Set task —
Reproduce nothing but the lines from the start of the material through the line that includes "characteristic potentials (right).", both ends included, and omit every picture.

Material —

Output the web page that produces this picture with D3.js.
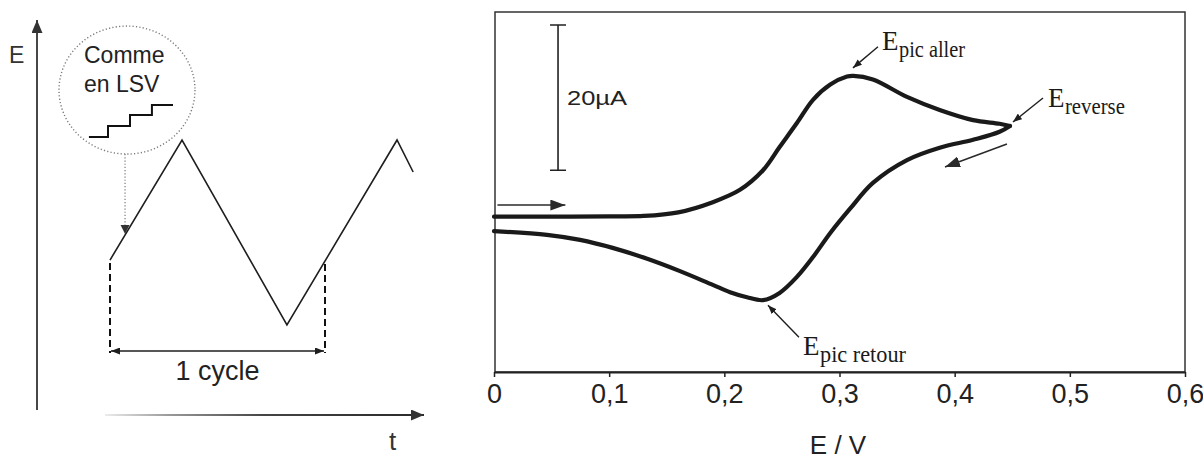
<!DOCTYPE html>
<html>
<head>
<meta charset="utf-8">
<script src="https://cdn.jsdelivr.net/npm/d3@7"></script>
<style>
  body { margin: 0; background: #fff; }
  svg { display: block; }
</style>
</head>
<body>
<svg id="fig" width="1203" height="461"></svg>
<script>
// Cyclic voltammetry: the triangular potential program (left) and the
// resulting voltammogram with its characteristic potentials (right).

// ---- potential program: time in cycles, E normalised (0 = Emin, 1 = Emax)
const waveT = [0, 0.335, 0.823, 1.335, 1.41];
const waveE = [0.351, 1, 0, 1, 0.827];
const cycleBounds = [0, 1];
// staircase icon "Comme en LSV" (same units)
const stairT = [-0.098, -0.0093, 0.093, 0.195, 0.293];
const stairE = [1.016, 1.076, 1.135, 1.189, 1.189];

// ---- voltammogram: E in V, i in µA
const fwdE = [0, 0.05, 0.10, 0.13, 0.16, 0.19, 0.2136, 0.2336, 0.248, 0.263, 0.277, 0.292, 0.3065, 0.312, 0.329, 0.3586, 0.387, 0.416, 0.439, 0.448];
const fwdI = [0, 0, 0.05, 0.1, 0.6, 2.0, 3.7, 6.4, 9.6, 12.9, 16.1, 18.2, 19.3, 19.4, 18.9, 16.5, 14.7, 13.3, 12.8, 12.5];
const revE = [0.448, 0.439, 0.416, 0.387, 0.3586, 0.329, 0.309, 0.292, 0.277, 0.263, 0.248, 0.2336, 0.2197, 0.205, 0.190, 0.1615, 0.133, 0.103, 0.0747, 0.046, 0];
const revI = [12.5, 11.7, 10.6, 9.5, 7.8, 4.65, 1.06, -2.25, -5.56, -8.3, -10.5, -11.5, -11.1, -10.4, -9.4, -7.5, -5.8, -4.3, -3.2, -2.5, -2.0];
const xTicks = [0, 0.1, 0.2, 0.3, 0.4, 0.5, 0.6];
const scaleBar = { E: 0.0556, top: 26.4, span: 20, label: "20µA" };

// peak labels and their pointer arrows (E in V, i in µA)
const peakLabels = [
  { sub: "pic aller",  w: 66, E: 0.3369, i: 22.97, from: [0.3334, 23.4], to: [0.3117, 20.5] },
  { sub: "reverse",    w: 60, E: 0.4810, i: 15.10, from: [0.4767, 16.35], to: [0.4506, 13.05] },
  { sub: "pic retour", w: 86, E: 0.2683, i: -19.05, from: [0.2648, -16.6], to: [0.2379, -12.2] }
];
// scan-direction arrows
const scanArrows = [
  { from: [0.003, 1.6], to: [0.062, 1.6] },
  { from: [0.4454, 10.0], to: [0.3916, 6.85] }
];

const ink = "#1e1e1e";
const sans = "Liberation Sans, Arial, sans-serif";
const svg = d3.select("#fig");
svg.append("rect").attr("width", 1203).attr("height", 461).attr("fill", "#fff");
const defs = svg.append("defs");

function marker(id, w, h, color) {
  defs.append("marker")
    .attr("id", id)
    .attr("viewBox", `0 0 ${w} ${h}`)
    .attr("markerUnits", "userSpaceOnUse")
    .attr("markerWidth", w).attr("markerHeight", h)
    .attr("refX", w).attr("refY", h / 2)
    .attr("orient", "auto-start-reverse")
    .append("path")
    .attr("d", `M0,0L${w},${h / 2}L0,${h}Z`)
    .attr("fill", color);
}
marker("headS", 9, 7, ink);
marker("headL", 15, 11, "#2a2a2a");
marker("headAxis", 13, 11, "#333");

const grad = defs.append("linearGradient")
  .attr("id", "tFade").attr("gradientUnits", "userSpaceOnUse")
  .attr("x1", 105).attr("x2", 424).attr("y1", 0).attr("y2", 0);
grad.append("stop").attr("offset", 0).attr("stop-color", "#ececec");
grad.append("stop").attr("offset", 0.2).attr("stop-color", "#9a9a9a");
grad.append("stop").attr("offset", 0.5).attr("stop-color", "#444");
grad.append("stop").attr("offset", 1).attr("stop-color", "#2a2a2a");

// =================== left: potential program ===================
const left = svg.append("g");
const xT = d3.scaleLinear().domain([0, 1]).range([110, 325]);
const yE = d3.scaleLinear().domain([0, 1]).range([325, 140]);
const waveAt = d3.scaleLinear().domain(waveT).range(waveE);

// axes (E upward, t to the right)
left.append("line")
  .attr("x1", 37).attr("y1", 410).attr("x2", 37).attr("y2", 20)
  .attr("stroke", "#333").attr("stroke-width", 1.8)
  .attr("marker-end", "url(#headAxis)");
left.append("line")
  .attr("x1", 105).attr("y1", 415).attr("x2", 424).attr("y2", 415)
  .attr("stroke", "url(#tFade)").attr("stroke-width", 2.2)
  .attr("marker-end", "url(#headAxis)");
left.append("text").text("E")
  .attr("x", 9).attr("y", 63)
  .attr("font-family", sans).attr("font-size", 23).attr("fill", "#333");
left.append("text").text("t")
  .attr("x", 389).attr("y", 450)
  .attr("font-family", sans).attr("font-size", 26).attr("fill", "#333");

// triangular wave
left.append("path")
  .datum(waveT.map((t, k) => [t, waveE[k]]))
  .attr("d", d3.line().x(d => xT(d[0])).y(d => yE(d[1])))
  .attr("fill", "none").attr("stroke", ink).attr("stroke-width", 1.6)
  .attr("stroke-linejoin", "miter");

// cycle limits
const cycleY = 351;
left.selectAll("line.cyc").data(cycleBounds).join("line")
  .attr("class", "cyc")
  .attr("x1", d => xT(d)).attr("x2", d => xT(d))
  .attr("y1", d => yE(waveAt(d)) + 3).attr("y2", cycleY + 2)
  .attr("stroke", "#111").attr("stroke-width", 2)
  .attr("stroke-dasharray", "7,4");
left.append("line")
  .attr("x1", xT(cycleBounds[0]) + 1).attr("x2", xT(cycleBounds[1]) - 1)
  .attr("y1", cycleY).attr("y2", cycleY)
  .attr("stroke", ink).attr("stroke-width", 1.6)
  .attr("marker-start", "url(#headS)").attr("marker-end", "url(#headS)");
left.append("text").text("1 cycle")
  .attr("x", xT(0.5)).attr("y", 380).attr("text-anchor", "middle")
  .attr("font-family", sans).attr("font-size", 27).attr("fill", "#222");

// inset "Comme en LSV"
const cx = xT(0.079), cy = yE(1.27), rx = 68, ry = 64;
left.append("ellipse")
  .attr("cx", cx).attr("cy", cy).attr("rx", rx).attr("ry", ry)
  .attr("fill", "none").attr("stroke", "#7a7a7a").attr("stroke-width", 1.4)
  .attr("stroke-dasharray", "1.2,2.2");
left.append("text")
  .attr("font-family", sans).attr("font-size", 23).attr("fill", "#222")
  .selectAll("tspan").data(["Comme", "en LSV"]).join("tspan")
  .attr("x", 84).attr("y", (d, k) => 63 + k * 29).text(d => d);
left.append("path")
  .datum(stairT.map((t, k) => [t, stairE[k]]))
  .attr("d", d3.line().curve(d3.curveStepAfter).x(d => xT(d[0])).y(d => yE(d[1])))
  .attr("fill", "none").attr("stroke", "#111").attr("stroke-width", 2);

// dotted pointer from the inset to the ramp
const pT = 0.07;
const tipY = yE(waveAt(pT)) - 1;
left.append("line")
  .attr("x1", xT(pT)).attr("x2", xT(pT))
  .attr("y1", cy + ry).attr("y2", tipY - 8)
  .attr("stroke", "#9a9a9a").attr("stroke-width", 1.6)
  .attr("stroke-dasharray", "1.2,2");
left.append("path")
  .attr("d", `M${xT(pT) - 4.5},${tipY - 9}L${xT(pT) + 4.5},${tipY - 9}L${xT(pT)},${tipY}Z`)
  .attr("fill", "#333");

// =================== right: voltammogram ===================
const right = svg.append("g");
const xCV = d3.scaleLinear().domain([0, 0.6]).range([494, 1185]);
const yCV = d3.scaleLinear().domain([-21.4, 28.2]).range([372, 12]);

right.append("rect")
  .attr("x", xCV(0) + 1).attr("y", yCV.range()[1])
  .attr("width", xCV(0.6) - xCV(0) - 1).attr("height", yCV.range()[0] - yCV.range()[1])
  .attr("fill", "none").attr("stroke", "#333").attr("stroke-width", 1.5);

const fmt = d => d === 0 ? "0" : d3.format(".1f")(d).replace(".", ",");
const ax = right.append("g")
  .attr("transform", `translate(0,${yCV.range()[0]})`)
  .call(d3.axisBottom(xCV).tickValues(xTicks).tickFormat(fmt)
    .tickSize(5).tickSizeOuter(0).tickPadding(7));
ax.select(".domain").attr("stroke", "#222").attr("stroke-width", 2);
ax.selectAll(".tick line").attr("stroke", "#222").attr("stroke-width", 1.5);
ax.selectAll(".tick text")
  .attr("font-family", sans).attr("font-size", 27).attr("fill", "#222");
right.append("text").text("E / V")
  .attr("x", 838).attr("y", 454).attr("text-anchor", "middle")
  .attr("font-family", sans).attr("font-size", 26).attr("fill", "#222");

// scale bar
const sbx = xCV(scaleBar.E);
const sbTop = yCV(scaleBar.top), sbBot = yCV(scaleBar.top - scaleBar.span);
right.append("path")
  .attr("d", `M${sbx},${sbTop}V${sbBot}M${sbx - 8},${sbTop}H${sbx + 8}M${sbx - 8},${sbBot}H${sbx + 8}`)
  .attr("fill", "none").attr("stroke", "#222").attr("stroke-width", 1.6);
right.append("text").text(scaleBar.label)
  .attr("x", sbx + 9).attr("y", (sbTop + sbBot) / 2 + 7)
  .attr("font-family", sans).attr("font-size", 21).attr("fill", "#222")
  .attr("textLength", 60).attr("lengthAdjust", "spacingAndGlyphs");

// current trace: forward and reverse branches
const cvLine = d3.line().curve(d3.curveCatmullRom.alpha(0.5))
  .x(d => xCV(d[0])).y(d => yCV(d[1]));
[[fwdE, fwdI], [revE, revI]].forEach(([es, is]) => {
  right.append("path")
    .datum(es.map((e, k) => [e, is[k]]))
    .attr("d", cvLine)
    .attr("fill", "none").attr("stroke", "#1a1a1a").attr("stroke-width", 4.2)
    .attr("stroke-linecap", "round").attr("stroke-linejoin", "round");
});

// scan direction arrows
scanArrows.forEach(a => {
  right.append("line")
    .attr("x1", xCV(a.from[0])).attr("y1", yCV(a.from[1]))
    .attr("x2", xCV(a.to[0])).attr("y2", yCV(a.to[1]))
    .attr("stroke", "#2a2a2a").attr("stroke-width", 1.6)
    .attr("marker-end", "url(#headL)");
});

// peak labels
peakLabels.forEach(p => {
  right.append("line")
    .attr("x1", xCV(p.from[0])).attr("y1", yCV(p.from[1]))
    .attr("x2", xCV(p.to[0])).attr("y2", yCV(p.to[1]))
    .attr("stroke", ink).attr("stroke-width", 1.4)
    .attr("marker-end", "url(#headS)");
  const t = right.append("text")
    .attr("x", xCV(p.E)).attr("y", yCV(p.i))
    .attr("font-family", "Liberation Serif, Times New Roman, serif")
    .attr("fill", "#1a1a1a");
  t.append("tspan").text("E").attr("font-size", 27);
  t.append("tspan").text(p.sub).attr("font-size", 23).attr("dy", 7).attr("dx", 0.5)
    .attr("textLength", p.w).attr("lengthAdjust", "spacingAndGlyphs");
});
</script>
</body>
</html>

Correct result —
Output the web page that produces this picture with D3.js.
<!DOCTYPE html>
<html>
<head>
<meta charset="utf-8">
<script src="https://cdn.jsdelivr.net/npm/d3@7"></script>
<style>
  body { margin: 0; background: #fff; }
  svg { display: block; }
</style>
</head>
<body>
<svg id="fig" width="1203" height="461"></svg>
<script>
// Cyclic voltammetry: the triangular potential program (left) and the
// resulting voltammogram with its characteristic potentials (right).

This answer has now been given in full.